Zur Gautschzeremonie eine Beschreibung aus dem 17. Jahrhundert: „Wolan es muß das groben Schwein/Mit sonderm Fleiß behobelt seyn/ Knecht/ Hilff mir lustig machen.“ Und nachdem bereits einiger Schabernack getrieben worden war: „Nun ist er heraus der böse Zahn/ Gib die Pommad' her mein Compan/ Den Bart ihn anzustreichen: Auf daß dem schönen Jungfern-Knecht Ein jeder mög' ansehen recht/ Die Hund' ihn auch beseichen.

Die Beteiligten

Zu einem Gautschakt gehören neben dem Gäutschling (auch „Kornut“ genannt) der Gautschmeister, der erste und zweite Packer so wie der Schwammhalter. Meist gibt es noch eine unterschiedliche Zahl an Zeugen oder mehrere Packer, die auch auf dem Gautschbrief ihre Anwesenheit durch Unterschrift bekunden. Nass geht es auch heute noch zu, wenn gegautscht wird. Aber nicht nur der Täufling wird nass, sondern oft auch die Packer, Zuschauer und auch Ehrengäutschlinge, welche vorher nichts von ihrem „Glück“ wissen.

Der Ablauf

Dem Lehrling wird nicht mitgeteilt, wann genau er gegautscht wird. Gelingt es ihm nämlich, den Packern und somit dem Gautschen zu entfliehen, muss er das Gautschfest nicht selber bezahlen. Auf den Ruf des Gautschmeisters „Packt an!“ wird der Jünger gefasst, in eine mit Wasser gefüllte Wanne oder, wenn die Beteiligten es weniger drastisch gestalten wollen, auf einen mit Wasser durchtränkten Schwamm gesetzt. Bei manchen Druckereien wird zur Taufe ein in der Nähe des Betriebes liegender Brunnen herangezogen. Jedenfalls muss zumindest dafür gesorgt werden, dass das Hinterteil gehörig angefeuchtet wird. Da aber der Jünger sich oft tapfer wehrt, um sich schlägt und beißt, gelingt das Anpacken oft nicht immer auf den ersten Angriff. Je mehr er sich wehrt, desto mehr wird er auch noch von oben herab begossen, sodass der Jünger am ganzen Körper pudelnass wird. Gelegentlich wird das Gautschen als symbolische Maßnahme betrachtet, um angeblich die schlechten Gewohnheiten aus der Lehrzeit abzuwaschen.
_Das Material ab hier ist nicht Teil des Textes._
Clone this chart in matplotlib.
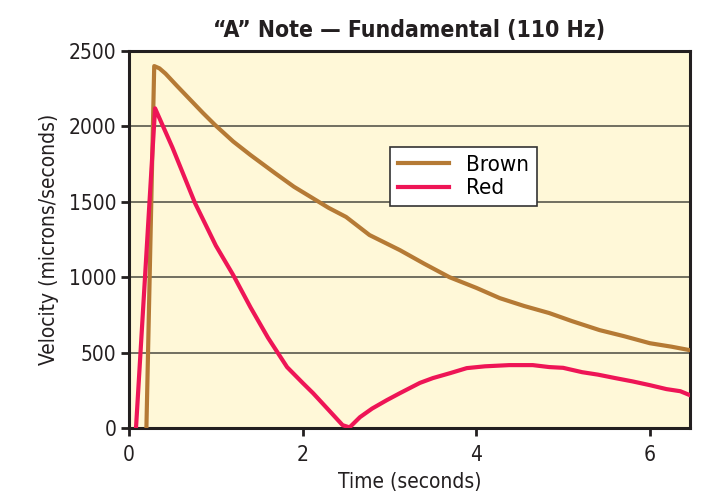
import numpy as np
import matplotlib.pyplot as plt

plt.rcParams['font.family'] = ['DejaVu Sans']
plt.rcParams['font.stretch'] = 'condensed'

# brown string, velocity vs time
brown_t = [0.20, 0.29, 0.35, 0.42, 0.55, 0.70, 0.85, 0.99, 1.20, 1.40, 1.68, 1.90,
           2.10, 2.30, 2.50, 2.77, 3.12, 3.40, 3.69, 4.00, 4.27, 4.55, 4.84, 5.10,
           5.42, 5.70, 6.00, 6.25, 6.46]
brown_v = [0, 2400, 2385, 2350, 2270, 2180, 2090, 2010, 1900, 1810, 1691, 1600,
           1530, 1460, 1400, 1280, 1180, 1090, 1001, 930, 862, 810, 763, 710,
           650, 610, 563, 540, 517]

# red string
red_t = [0.08, 0.30, 0.50, 0.76, 1.00, 1.20, 1.40, 1.60, 1.82, 2.00, 2.12, 2.30,
         2.46, 2.54, 2.66, 2.80, 2.97, 3.12, 3.35, 3.50, 3.70, 3.89, 4.10, 4.38,
         4.65, 4.84, 5.00, 5.22, 5.40, 5.60, 5.80, 6.00, 6.19, 6.35, 6.46]
red_v = [0, 2120, 1860, 1492, 1210, 1015, 800, 600, 405, 300, 232, 120,
         20, 5, 73, 130, 186, 232, 300, 332, 365, 398, 410, 418,
         418, 405, 400, 371, 355, 332, 310, 285, 259, 245, 219]

fig = plt.figure(figsize=(7.09, 4.95), dpi=100)
ax = fig.add_axes([0.182, 0.135, 0.791, 0.762])
ax.set_facecolor('#FFF8D8')

for y in [500, 1000, 1500, 2000]:
    ax.axhline(y, color='#4a4a40', lw=1.1, zorder=1)

ax.plot(brown_t, brown_v, color='#B57A35', lw=3, label='Brown', zorder=3,
        solid_joinstyle='round')
ax.plot(red_t, red_v, color='#EE1556', lw=3, label='Red', zorder=4,
        solid_joinstyle='round')

ax.set_xlim(0, 6.46)
ax.set_ylim(0, 2500)
ax.set_xticks([0, 2, 4, 6])
ax.set_yticks([0, 500, 1000, 1500, 2000, 2500])
ax.tick_params(direction='out', length=6, width=2, color='#231f20',
               labelsize=15, labelcolor='#231f20', pad=3)
ax.tick_params(axis='x', pad=6)
for s in ax.spines.values():
    s.set_linewidth(2.2)
    s.set_color('#231f20')

ax.set_xlabel('Time (seconds)', fontsize=15, color='#231f20', labelpad=5)
ax.set_ylabel('Velocity (microns/seconds)', fontsize=15, color='#231f20', labelpad=7)
ax.set_title('\u201cA\u201d Note \u2014 Fundamental (110 Hz)', fontsize=16.5,
             fontweight='bold', color='#231f20', pad=10)

leg = ax.legend(loc='upper left', bbox_to_anchor=(0.465, 0.745), fontsize=16,
                frameon=True, fancybox=False, handlelength=2.3, borderpad=0.35,
                labelspacing=0.15, handletextpad=0.8, borderaxespad=0)
leg.get_frame().set_edgecolor('#333333')
leg.get_frame().set_linewidth(1.2)
leg.get_frame().set_facecolor('white')
leg.get_frame().set_alpha(1)

plt.savefig('out.png', dpi=100)
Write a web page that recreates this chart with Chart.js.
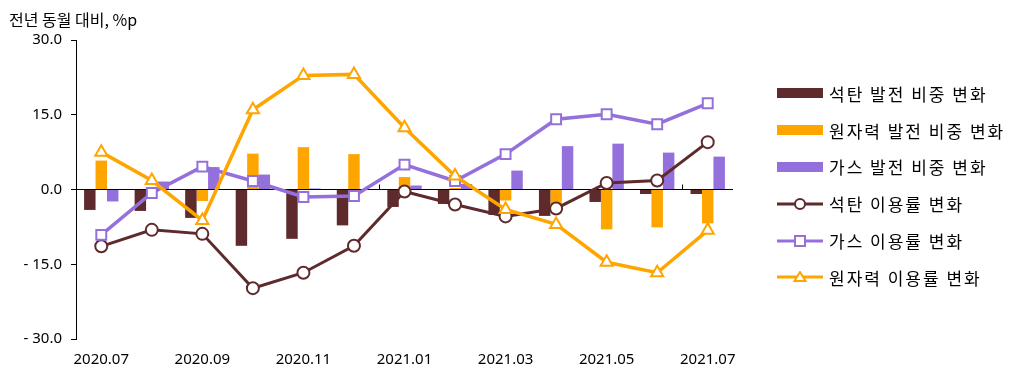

Der Gautschspruch – Das Gautschfest – Der Gautschbrief

Gautschbrief der Badenia Buchdruckerei, ca. 1930

Während des Gautschens hält der Schwammhalter eine launige Ansprache an den Jünger und das umstehende Publikum. „PAKKT AN! LASST SEINEN CORPUS POSTERIORUM FALLEN AUF DIESEN NASSEN SCHWAMM / BIS TRIEFEN BEIDE BALLEN. DER DURSTGEN SEELE GEBT EIN STURTZBAD OBEN-DRAUFF / DAS IST DEM SOHNE GUTENBERGS DIE BESTE TAUFF“

Dazu der Text eines Gautschbriefes der VEB Graphischen Kunstanstalten in Leipzig vom 28. Juni 1952. „Von Gutenbergs Gnaden thun wir Jünger Gutenbergs zu Leipzig jedem unserer Kunstgenossen kund und zu wissen / dass der Jünger der wohledlen Buchdruckerkunst Eckert, Paul nach altem Brauch und Herkommen heut mit Zuziehung der Gesellen untbenamster Offizin die Wassertauf ad posteriora erhalten hat und damit in sämtliche uns von dem Kaiser Friedrich III. verliehenene Rechte und Privilegien eingeführet ist. Kraft derselben gebieten wir allen unseren Kunstgenossen obenbenamsten Jünger Gutenbergs als ehrbaren Schwartzkünstler und rechtmäßigen Gesellen anzuerkennen.“

In einem anderen Gautschbrief aus Bern um 1900 heißt es: „Den alten Kunstgebrauch zu ehren, Thät er sich weder sträuben noch wehren. Erhielt die üblichen drei Stöße auf den Arsch. Und zappelte dabei wie ein Barsch. Darauf bezahlte er blank und bar Das altbekannte Gautschhonorar.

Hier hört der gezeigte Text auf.